Saturday, August 06, 2005

Tunnel vision

I'm about a fourth of the way through the latest Harry Potter book. I'm a fan: I think Ms. Rowling's a good writer who deserves all the perks that have come her way. I'm hesitant to jump on the Harry Potter bandwagon vis a vis magic routining, though. Because that's what it is - a bandwagon.

Magicians have tunnel vision when it comes to putting together magic routines. They do magic about magic. Our "stories" are about finding cards or producing birds or pulling middles out of vacuously smiling girls because, well, because we can.

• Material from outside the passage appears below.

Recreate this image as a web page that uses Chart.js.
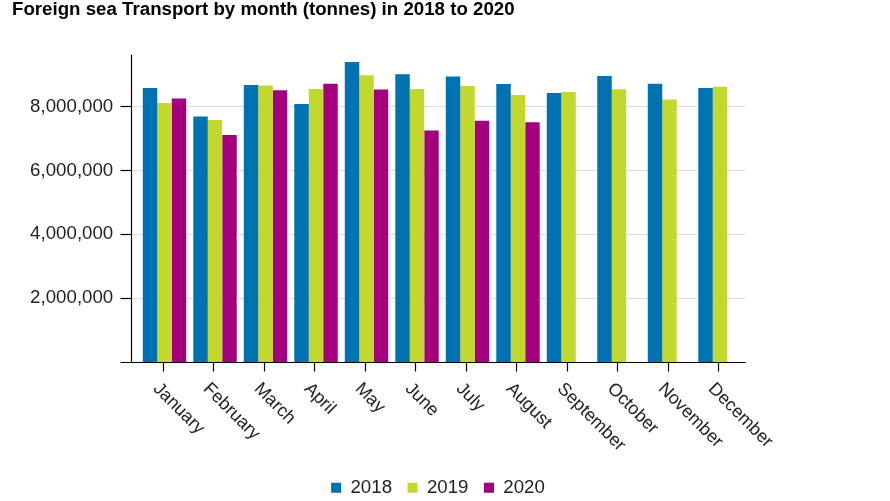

Every now and then someone gets "creative" and notices that the Harry Potter books and movies have the word "magic" in them, so there must be a tie-in to that stuff we do. So the next time that ever-so-creative individual does a mathematical card trick he doesn't call them cards, he calls them house-elves and poof! a new routine is born! (The really creative ones also notice there are wizards and such in the Tolkein books/movies so the terms they steal and use incorrectly come from those sources.)

Imagine if all movies referenced movies, or all songs were about music. How incredibly boring, just like most magic! The movies I love are about universal themes: love, loss, death, betrayal, redemption. For that matter, so are the Tolkein and Rowling books. But in our narrow focus we don't want to touch it, or don't know how, unless it explicitly says "magic."

Magic is just a vehicle. It is our song, our movie, our book, our dance. It is a means of expression, a way to tell a story. If the story you want to tell is, "I can do silly little inbred things that may fool you if you don't think about them for too long," fine. My ambition is to tell greater stories than that.